There are a few environmental variables already set for you.

SRM_HOME : srm client installation directory; /sw/srmclient2
SRMEP : SRM service endpoint; srm://gwdca04.fnal.gov:8443/srm/managerv2
SRMPATH : Working directory on SRM storage; /pnfs/fnal.gov/data/osgedu
MYNAME : your login

Next create a file to use for exercises:

$ dd if=/dev/zero of=smallfile-$MYNAME bs=1M count=2
$ ls -l
-rw-r--r-- 1 train03 train03 2097152 2008-01-12 18:15 smallfile-train03

Assumptions

You already have used globus-url-copy to move your files from your local machine to one of designated target machine and from a remote gridftp server to your local machine.

Basic operations

Checking the status of SRM

Use srm-ping to find out the status of SRM server on $SRMEP.


$ srm-ping $SRMEP

This returns SRM version number, similar to the following.

Ping versionInfo=v2.2
Extra information
        Key=backend_type
        Value=dCache
        Key=backend_version
        Value=production-1-8-0-9

Putting a file into SRM managed storage

File transfer into SRM managed storage goes through several protocols including gridftp file transfer.
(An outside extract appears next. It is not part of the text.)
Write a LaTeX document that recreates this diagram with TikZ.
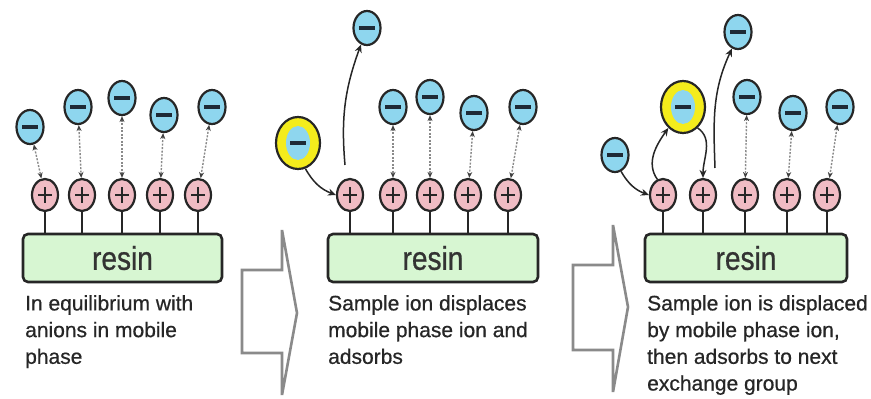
\documentclass[tikz,border=0pt]{standalone}
\usepackage{fontspec}
\setmainfont[FakeBold=0.6]{Liberation Sans}
\newfontfamily\fresina[FakeStretch=0.85,FakeBold=0.8]{Liberation Sans}
\usepackage{tikz}
\usetikzlibrary{positioning,arrows.meta,shapes.geometric,calc}
\definecolor{crosa}{HTML}{F0BCC4}
\definecolor{cceleste}{HTML}{8ED6EE}
\definecolor{cverde}{HTML}{D7F6D2}
\definecolor{camarillo}{HTML}{F4EC1C}
\definecolor{cgris}{HTML}{8A8A8A}
\definecolor{coscuro}{HTML}{1E2A36}
\tikzset{
  cation/.style={ellipse, draw=black!85, line width=2.2pt, fill=crosa,
    minimum width=26pt, minimum height=32pt, inner sep=0pt,
    path picture={\draw[line width=2.2pt]
      ([xshift=-7pt]path picture bounding box.center) -- ([xshift=7pt]path picture bounding box.center)
      ([yshift=-8pt]path picture bounding box.center) -- ([yshift=8pt]path picture bounding box.center);}},
  anion/.style={ellipse, draw=black!85, line width=2.2pt, fill=cceleste,
    minimum width=27pt, minimum height=34pt, inner sep=0pt,
    path picture={\draw[line width=4pt, coscuro]
      ([xshift=-8pt]path picture bounding box.center) -- ([xshift=8pt]path picture bounding box.center);}},
  muestra/.style={ellipse, draw=black!85, line width=2.2pt, fill=camarillo,
    minimum width=44pt, minimum height=52pt, inner sep=0pt,
    path picture={\fill[cceleste] (path picture bounding box.center) ellipse (12pt and 17pt);
      \draw[line width=4pt, coscuro]
      ([xshift=-8pt]path picture bounding box.center) -- ([xshift=8pt]path picture bounding box.center);}},
  resina/.style={rectangle, rounded corners=5pt, draw=black!85, line width=2.6pt, fill=cverde,
    minimum height=48pt, inner sep=0pt, text=black!80, font=\fresina\fontsize{33}{36}\selectfont},
  tallo/.style={line width=2.2pt, draw=black!85},
  flecha/.style={-{Stealth[length=8pt,width=7pt]}, line width=1.5pt, draw=black!85},
  punteada/.style={{Stealth[length=6pt,width=5pt,color=black!75]}-{Stealth[length=6pt,width=5pt,color=black!75]},
    dash pattern=on 2pt off 1.5pt, line width=1.4pt, draw=cgris},
  flechota/.style={line width=2.6pt, draw=cgris, line join=miter},
  etq/.style={anchor=north west, align=left, inner sep=0pt, text=black!85,
    font=\fontsize{21}{26.7}\selectfont},
}
\begin{document}
\begin{tikzpicture}[x=1pt,y=1pt]
  \useasboundingbox[fill=white] (0,0) rectangle (871,399);

  \node[resina, minimum width=199pt] (ra) at (122.5,141) {resin};
  \node[resina, minimum width=210pt] (rb) at (433,141) {resin};
  \node[resina, minimum width=202pt] (rc) at (746,141) {resin};

  \foreach \x [count=\i] in {45,82,122,160,198} {
    \node[cation] (pa\i) at (\x,204) {};
    \draw[tallo] (pa\i.south) -- (pa\i.south |- ra.north);
  }
  \foreach \x [count=\i] in {350,393,430,468,508} {
    \node[cation] (pb\i) at (\x,204) {};
    \draw[tallo] (pb\i.south) -- (pb\i.south |- rb.north);
  }
  \foreach \x [count=\i] in {663,703,745,787,827} {
    \node[cation] (pc\i) at (\x,204) {};
    \draw[tallo] (pc\i.south) -- (pc\i.south |- rc.north);
  }

  \foreach \x/\y [count=\i] in {30/272,78/292,122/301,164/284,212/292} {
    \node[anion] (na\i) at (\x,\y) {};
    \draw[punteada] (na\i) -- (pa\i);
  }
  \foreach \x/\y/\i in {393/292/2,430/302/3,474/286/4,523/292/5} {
    \node[anion] (nb\i) at (\x,\y) {};
    \draw[punteada] (nb\i) -- (pb\i);
  }
  \foreach \x/\y/\i in {747/302/3,793/286/4,840/292/5} {
    \node[anion] (nc\i) at (\x,\y) {};
    \draw[punteada] (nc\i) -- (pc\i);
  }

  \node[muestra] (mb) at (298,256) {};
  \node[anion] (nb0) at (367,371) {};
  \coordinate (xb) at (345,234);
  \draw[flecha] (mb) to[bend right=20] (pb1.west);
  \draw[flecha] (xb) to[out=95, in=250] (nb0.250);

  \node[muestra] (mc) at (683,292) {};
  \node[anion] (nc0) at (738,367) {};
  \node[anion] (nc1) at (615,244) {};
  \coordinate (xc) at (715,231);
  \draw[flecha] (nc1) to[bend right=20] (pc1.west);
  \draw[flecha] (pc1.110) to[out=125, in=235] (mc.235);
  \draw[flecha] (mc.-55) to[out=-35, in=90] (pc2.north);
  \draw[flecha] (xc) to[out=92, in=245] (nc0.250);

  \draw[flechota] (242,129) -- (282,129) -- (282,169) -- (297,86) -- (282,4) -- (282,46) -- (242,46) -- cycle;
  \draw[flechota] (573,134) -- (613,134) -- (613,174) -- (628,92) -- (613,7) -- (613,49) -- (573,49) -- cycle;

  \node[etq] (ta) at (25,104) {In equilibrium with\\anions in mobile\\phase};
  \node[etq] (tb) at (328,104) {Sample ion displaces\\mobile phase ion and\\adsorbs};
  \node[etq] (tc) at (647,104) {Sample ion is displaced\\by mobile phase ion,\\then adsorbs to next\\exchange group};
\end{tikzpicture}
\end{document}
This client operation communicates with SRM server through several interfaces internally; srmPrepareToPut to request your file request, srmStatusOfPutRequest to check your request, gridftp file transfer and srmPutDone to finalize the state of your file transfer.

$ srm-copy file:////home/train99/srmex/smallfile-$MYNAME \
           $SRMEP\?SFN=$SRMPATH/smallfile-$MYNAME

Upon successful completion, this returns a summary similar to the following:

SRM-CLIENT*REQUESTTYPE=put
SRM-CLIENT*TOTALFILES=1
SRM-CLIENT*TOTAL_SUCCESS=1
SRM-CLIENT*TOTAL_FAILED=0
SRM-CLIENT*REQUEST_TOKEN=-2146782625
SRM-CLIENT*REQUEST_STATUS=SRM_SUCCESS
SRM-CLIENT*SOURCEURL[0]= file:////home/train99/srmex/smallfile-$MYNAME
SRM-CLIENT*TARGETURL[0]= $SRMEP\?SFN=$SRMPATH/smallfile-$MYNAME
SRM-CLIENT*TRANSFERURL[0]=gsiftp://gwdca03.fnal.gov:2811///smallfile-alex
SRM-CLIENT*ACTUALSIZE[0]=2097152
SRM-CLIENT*FILE_STATUS[0]=SRM_SUCCESS
SRM-CLIENT*EXPLANATION[0]=Done

URL formats

A quick reminder on URL formats:

We've seen two kinds of URLs so far.

file:////home/train99/srmex/smallfile - a file called smallfile on the local file system, in directory /home/train99/srmex/. The appended $MYNAME is only to make the filename unique in this grid school.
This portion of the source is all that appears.